• WORK INSTRUCTIONS:
Search the material for the word "with" and report each line where it turns up.

• AVAILABLE DATA:
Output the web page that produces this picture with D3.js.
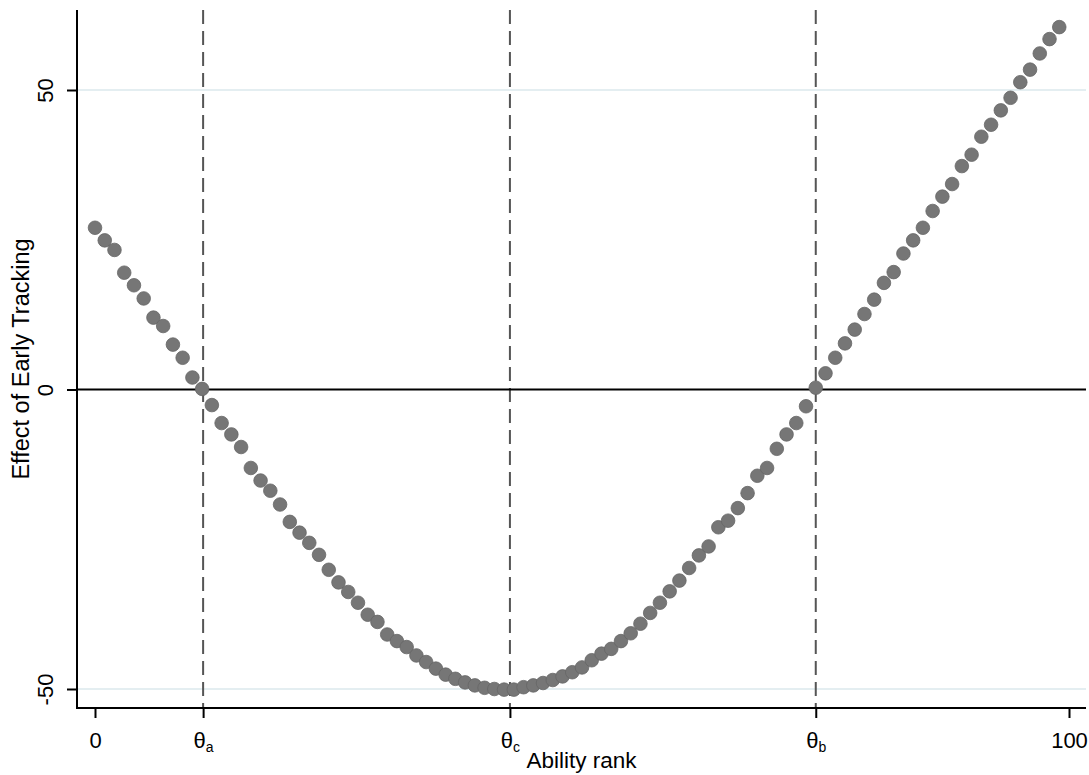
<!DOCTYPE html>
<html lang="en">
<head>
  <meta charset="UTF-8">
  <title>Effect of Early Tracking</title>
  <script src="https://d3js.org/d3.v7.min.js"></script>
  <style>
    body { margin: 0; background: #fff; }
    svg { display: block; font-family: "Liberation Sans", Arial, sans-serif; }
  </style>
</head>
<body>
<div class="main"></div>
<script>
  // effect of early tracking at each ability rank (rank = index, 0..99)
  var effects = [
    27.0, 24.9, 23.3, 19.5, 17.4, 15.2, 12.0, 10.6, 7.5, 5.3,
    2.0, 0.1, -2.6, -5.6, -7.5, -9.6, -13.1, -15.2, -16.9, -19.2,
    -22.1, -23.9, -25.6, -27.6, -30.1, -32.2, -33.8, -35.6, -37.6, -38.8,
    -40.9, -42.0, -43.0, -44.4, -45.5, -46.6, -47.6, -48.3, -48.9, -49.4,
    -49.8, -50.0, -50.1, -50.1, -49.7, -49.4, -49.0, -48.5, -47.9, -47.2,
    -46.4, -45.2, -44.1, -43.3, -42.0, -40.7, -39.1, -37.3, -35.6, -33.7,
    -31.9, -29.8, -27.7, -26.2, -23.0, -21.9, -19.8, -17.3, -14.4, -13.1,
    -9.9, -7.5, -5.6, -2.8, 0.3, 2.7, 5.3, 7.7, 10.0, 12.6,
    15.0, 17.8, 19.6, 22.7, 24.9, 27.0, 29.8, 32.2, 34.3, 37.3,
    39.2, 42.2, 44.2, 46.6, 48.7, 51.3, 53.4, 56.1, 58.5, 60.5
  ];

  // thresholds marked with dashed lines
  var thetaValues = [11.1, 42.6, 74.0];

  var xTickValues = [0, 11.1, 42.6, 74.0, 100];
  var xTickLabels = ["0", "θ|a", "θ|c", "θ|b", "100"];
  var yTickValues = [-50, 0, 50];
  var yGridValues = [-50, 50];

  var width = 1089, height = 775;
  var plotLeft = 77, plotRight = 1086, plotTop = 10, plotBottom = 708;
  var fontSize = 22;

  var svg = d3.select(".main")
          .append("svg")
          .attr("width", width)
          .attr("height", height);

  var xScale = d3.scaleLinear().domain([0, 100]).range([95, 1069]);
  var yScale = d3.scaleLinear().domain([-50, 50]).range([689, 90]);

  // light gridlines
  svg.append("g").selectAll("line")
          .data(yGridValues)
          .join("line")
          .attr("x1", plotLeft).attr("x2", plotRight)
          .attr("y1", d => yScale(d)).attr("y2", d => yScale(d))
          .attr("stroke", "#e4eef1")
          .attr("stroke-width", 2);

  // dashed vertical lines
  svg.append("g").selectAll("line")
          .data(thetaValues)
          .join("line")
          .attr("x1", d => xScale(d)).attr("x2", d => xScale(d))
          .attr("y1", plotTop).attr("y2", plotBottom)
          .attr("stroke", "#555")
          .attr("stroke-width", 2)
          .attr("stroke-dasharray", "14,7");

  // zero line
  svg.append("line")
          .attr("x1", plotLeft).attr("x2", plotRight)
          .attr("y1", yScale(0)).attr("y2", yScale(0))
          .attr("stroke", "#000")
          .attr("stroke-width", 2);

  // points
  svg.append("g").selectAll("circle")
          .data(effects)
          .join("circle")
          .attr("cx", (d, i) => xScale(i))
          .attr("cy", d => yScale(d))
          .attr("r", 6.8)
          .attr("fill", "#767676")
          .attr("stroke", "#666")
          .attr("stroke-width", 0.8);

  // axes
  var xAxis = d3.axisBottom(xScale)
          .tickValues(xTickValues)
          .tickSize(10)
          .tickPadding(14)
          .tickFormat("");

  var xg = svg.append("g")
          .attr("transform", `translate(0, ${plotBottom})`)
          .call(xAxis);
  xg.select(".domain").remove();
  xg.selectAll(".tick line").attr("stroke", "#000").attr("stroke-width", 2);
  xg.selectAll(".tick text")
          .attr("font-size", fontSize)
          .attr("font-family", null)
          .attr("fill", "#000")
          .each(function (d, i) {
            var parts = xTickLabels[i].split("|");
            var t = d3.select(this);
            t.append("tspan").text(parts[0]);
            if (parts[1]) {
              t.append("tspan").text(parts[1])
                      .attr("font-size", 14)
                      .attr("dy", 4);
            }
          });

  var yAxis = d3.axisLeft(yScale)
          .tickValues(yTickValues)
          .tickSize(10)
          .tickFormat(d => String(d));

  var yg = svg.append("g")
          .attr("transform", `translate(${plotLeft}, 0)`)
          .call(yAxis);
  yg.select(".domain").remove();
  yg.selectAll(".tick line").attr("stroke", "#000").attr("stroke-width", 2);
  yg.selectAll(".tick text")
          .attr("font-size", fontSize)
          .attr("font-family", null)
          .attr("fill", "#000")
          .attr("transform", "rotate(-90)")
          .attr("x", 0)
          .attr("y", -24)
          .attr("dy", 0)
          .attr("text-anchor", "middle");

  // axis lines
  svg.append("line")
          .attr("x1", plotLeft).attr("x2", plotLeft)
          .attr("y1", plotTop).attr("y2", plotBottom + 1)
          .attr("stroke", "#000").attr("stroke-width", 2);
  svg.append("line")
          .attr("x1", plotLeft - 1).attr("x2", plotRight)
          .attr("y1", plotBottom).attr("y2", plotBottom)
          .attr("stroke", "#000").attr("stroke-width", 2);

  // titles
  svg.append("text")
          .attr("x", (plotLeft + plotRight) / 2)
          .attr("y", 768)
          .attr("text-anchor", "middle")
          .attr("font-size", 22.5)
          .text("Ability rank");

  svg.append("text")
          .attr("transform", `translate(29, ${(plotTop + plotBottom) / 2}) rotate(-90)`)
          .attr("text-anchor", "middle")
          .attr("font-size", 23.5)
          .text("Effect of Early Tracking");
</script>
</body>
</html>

• WRITTEN RESPONSE:
Output the web page that produces this picture with D3.js.
  // thresholds marked with dashed lines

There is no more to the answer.